Zainuddin Al-Malibari dalam Fathul Mu'in menjelaskan bahwa jika terdapat kesepakatan di awal antara shohibul qurban dan panitia, di mana panitia akan menerima sebagian daging kurban sebagai upah, maka kesepakatan tersebut dianggap tidak sah. Kesepakatan semacam ini dianggap sebagai pelanggaran terhadap esensi ibadah kurban itu sendiri, yang menekankan pada keikhlasan dan niat mendekatkan diri kepada Allah SWT.
Contoh konkretnya, jika seorang penyembelih atau panitia menyepakati di awal bahwa mereka akan dibayar dengan sebagian daging kurban, maka tindakan ini dinilai tidak boleh karena bertentangan dengan tujuan ibadah kurban.

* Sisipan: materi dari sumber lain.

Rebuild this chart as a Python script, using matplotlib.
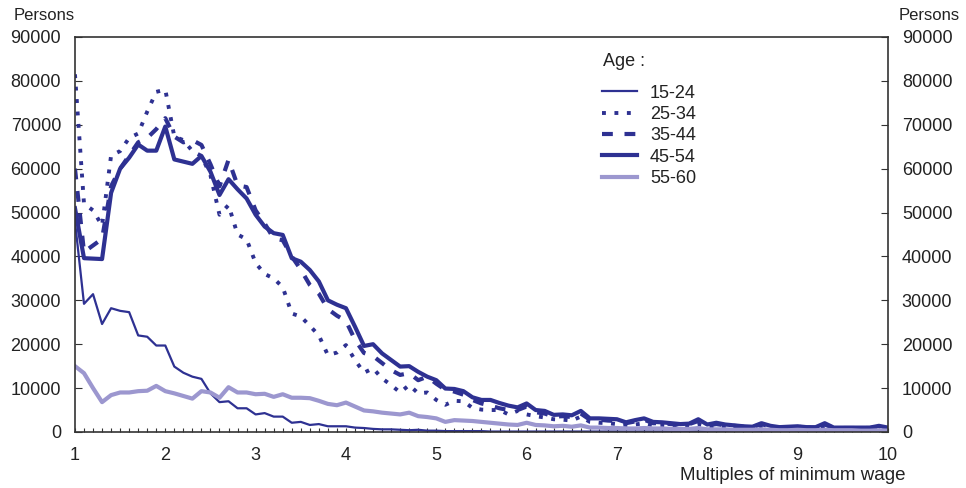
import numpy as np
import matplotlib
matplotlib.use("Agg")
import matplotlib.pyplot as plt
from matplotlib.ticker import MultipleLocator

plt.rcParams['font.family'] = ['Liberation Sans', 'DejaVu Sans']

# multiples of minimum wage, 1.0 .. 10.0 by 0.1
wage = np.round(np.arange(1.0, 10.01, 0.1), 1)

# persons (thousands)
age_15_24 = [48, 29.2, 31.4, 24.6, 28.2, 27.6, 27.3, 22.0, 21.7, 19.7,
             19.7, 14.9, 13.5, 12.6, 12.1, 8.8, 6.8, 7.0, 5.4, 5.4,
             4.0, 4.3, 3.5, 3.5, 2.1, 2.3, 1.6, 1.8, 1.3, 1.3,
             1.3, 1.0, 0.9, 0.7, 0.6, 0.6, 0.5, 0.4, 0.5, 0.3,
             0.3, 0.2, 0.2, 0.2, 0.2, 0.2, 0.1, 0.1, 0.1, 0.1,
             0.1, 0.1, 0.1, 0.1, 0.1, 0.1, 0.1, 0.1, 0.1, 0.1,
             0.1, 0.1, 0.1, 0.1, 0.1, 0.1, 0.1, 0.1, 0.1, 0.1,
             0.1, 0.1, 0.1, 0.1, 0.1, 0.1, 0.1, 0.1, 0.1, 0.1,
             0.1, 0.1, 0.1, 0.1, 0.1, 0.1, 0.1, 0.1, 0.1, 0.1, 0.1]
age_25_34 = [81.5, 52, 50.5, 47, 63, 64, 67, 68, 73, 77.5,
             78, 67.3, 66.5, 64, 62.9, 58.5, 49.5, 51.7, 45, 43.9,
             38.5, 36, 35, 33, 27, 26.3, 24.2, 22, 17.5, 18.1,
             19.8, 16.4, 13.5, 14.5, 12.2, 10.7, 9.0, 10.7, 8.8, 9.0,
             7.3, 6.2, 7.1, 7.0, 5.5, 5.1, 5.0, 5.0, 4.0, 4.8,
             4.0, 3.6, 3.3, 2.9, 2.8, 2.6, 3.5, 2.3, 2.1, 2.0,
             1.8, 1.6, 1.7, 2.0, 1.5, 1.6, 1.4, 1.3, 1.4, 1.8,
             1.2, 1.4, 1.2, 1.1, 1.0, 0.9, 1.4, 1.0, 0.8, 0.9,
             1.0, 0.8, 0.8, 1.3, 0.7, 0.7, 0.7, 0.7, 0.7, 1.0, 0.7]
age_35_44 = [60, 41, 42.5, 44, 56, 60, 63, 66, 67, 69,
             71.5, 67.3, 66, 66.5, 65.4, 61, 56, 62, 56.2, 55.8,
             50.5, 47.5, 44.1, 43.7, 40, 37, 33.5, 31.5, 28, 26.5,
             25.3, 21, 18, 17.3, 15.7, 14.1, 13.0, 13.4, 11.8, 12.6,
             11, 9.6, 9.2, 8.5, 7.3, 6.5, 6.0, 5.4, 5.0, 5.0,
             5.8, 4.5, 4.2, 3.5, 3.6, 3.4, 4.2, 2.8, 2.8, 2.6,
             2.5, 2.0, 2.4, 2.8, 2.0, 2.0, 1.8, 1.7, 1.8, 2.5,
             1.5, 1.8, 1.5, 1.4, 1.2, 1.1, 1.8, 1.2, 1.0, 1.1,
             1.2, 1.0, 1.0, 1.7, 0.9, 0.9, 0.9, 0.9, 0.9, 1.2, 0.8]
age_45_54 = [51, 39.6, 39.5, 39.4, 54.5, 60, 62.5, 65.5, 64.1, 64.1,
             69.6, 62.1, 61.6, 61.1, 62.9, 59.3, 54.0, 57.6, 55.3, 53.2,
             49.5, 46.8, 45.3, 44.9, 39.6, 38.8, 36.9, 34.3, 30, 29,
             28.2, 24, 19.6, 20, 17.9, 16.4, 14.9, 15.0, 13.7, 12.6,
             11.8, 9.9, 9.8, 9.3, 7.9, 7.3, 7.3, 6.6, 6.0, 5.6,
             6.5, 5.0, 4.8, 3.9, 4.0, 3.8, 4.8, 3.1, 3.1, 3.0,
             2.9, 2.2, 2.7, 3.1, 2.3, 2.2, 2.0, 1.8, 1.9, 2.9,
             1.7, 2.1, 1.7, 1.5, 1.3, 1.2, 2.0, 1.4, 1.1, 1.2,
             1.3, 1.1, 1.1, 2.0, 1.0, 1.0, 1.0, 1.0, 1.0, 1.4, 1.0]
age_55_60 = [15.0, 13.4, 10.0, 6.8, 8.4, 9.0, 9.0, 9.3, 9.4, 10.5,
             9.3, 8.8, 8.2, 7.6, 9.3, 9.0, 7.8, 10.2, 9.0, 9.0,
             8.6, 8.7, 8.0, 8.6, 7.8, 7.8, 7.7, 7.1, 6.4, 6.1,
             6.7, 5.8, 4.9, 4.7, 4.4, 4.2, 4.0, 4.4, 3.6, 3.4,
             3.1, 2.3, 2.7, 2.6, 2.5, 2.3, 2.1, 1.9, 1.7, 1.6,
             2.1, 1.6, 1.5, 1.3, 1.4, 1.2, 1.5, 1.0, 1.0, 0.9,
             0.9, 0.8, 0.8, 0.9, 0.8, 0.8, 0.7, 0.7, 0.7, 0.9,
             0.6, 0.6, 0.6, 0.5, 0.5, 0.5, 0.6, 0.5, 0.4, 0.4,
             0.5, 0.4, 0.4, 0.5, 0.4, 0.4, 0.4, 0.3, 0.3, 0.4, 0.3]

labels = ["15-24", "25-34", "35-44", "45-54", "55-60"]

dark = "#2e3192"
light = "#9c97cf"
txt = "#222222"

fig = plt.figure(figsize=(9.66, 4.88), dpi=100)
ax = fig.add_axes([0.0776, 0.1148, 0.8416, 0.8094])

ax.plot(wage, np.array(age_15_24) * 1000, color=dark, lw=1.6, label=labels[0])
ax.plot(wage, np.array(age_25_34) * 1000, color=dark, lw=2.8,
        linestyle=(0, (1, 2.2)), dash_capstyle='butt', label=labels[1])
ax.plot(wage, np.array(age_35_44) * 1000, color=dark, lw=3.0,
        linestyle=(0, (2.6, 2.8)), dash_capstyle='butt', label=labels[2])
ax.plot(wage, np.array(age_45_54) * 1000, color=dark, lw=3.0, label=labels[3])
ax.plot(wage, np.array(age_55_60) * 1000, color=light, lw=3.0, label=labels[4])

ax.set_xlim(1, 10)
ax.set_ylim(0, 90000)
ax.xaxis.set_major_locator(MultipleLocator(1))
ax.xaxis.set_minor_locator(MultipleLocator(0.1))
ax.yaxis.set_major_locator(MultipleLocator(10000))

for s in ax.spines.values():
    s.set_color("#333333")
    s.set_linewidth(1.2)

ax.tick_params(axis='x', which='both', direction='in', length=3, width=0.8,
               colors="#333333", labelcolor=txt, labelsize=13, pad=11)
ax.tick_params(axis='y', which='major', direction='in', length=5, width=0.8,
               left=True, right=True, labelleft=True, labelright=True,
               colors="#333333", labelcolor=txt, labelsize=13, pad=10)

fig.text(0.046, 0.968, "Persons", fontsize=12, color=txt, ha='center', va='center')
fig.text(0.962, 0.968, "Persons", fontsize=12, color=txt, ha='center', va='center')
ax.set_xlabel("Multiples of minimum wage", fontsize=13.5, color=txt)
ax.xaxis.set_label_coords(1.021, -0.109)
ax.xaxis.label.set_ha('right')
ax.xaxis.label.set_va('center')

# legend title placed separately to get the wider gap under it
fig.text(603 / 966, 1 - 62 / 488, "Age :", fontsize=13, color=txt, ha='left', va='center')
leg = ax.legend(loc='upper left', bbox_to_anchor=(0.6375, 0.902),
                frameon=False, fontsize=13, handlelength=1.9,
                handletextpad=0.75, labelspacing=0.24, borderpad=0)
for t in leg.get_texts():
    t.set_color(txt)

fig.savefig("out.png", dpi=100)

Kapan Panitia Boleh Menerima Daging Kurban?
Meski dilarang menerima daging kurban sebagai upah, panitia tetap diperbolehkan menerima daging kurban dalam kondisi tertentu:
- Sebagai Sedekah: Jika panitia termasuk dalam golongan orang miskin atau membutuhkan, mereka boleh menerima daging kurban sebagai sedekah, sebagaimana penerima sedekah lainnya.
- Sebagai Hadiah (Ith'am): Jika panitia adalah orang yang mampu, mereka boleh menerima daging kurban sebagai ith'am, yaitu pemberian makanan dalam rangka ibadah dan syiar Islam. Dalam hal ini, pemberian daging kurban bukan sebagai imbalan jasa, melainkan sebagai bentuk kebaikan dan kepedulian dari shohibul qurban.
Oleh karena itu, penting bagi shohibul qurban dan panitia untuk memahami batasan-batasan hukum ini agar ibadah kurban yang dilaksanakan sah secara syariat dan bernilai ibadah di sisi Allah SWT.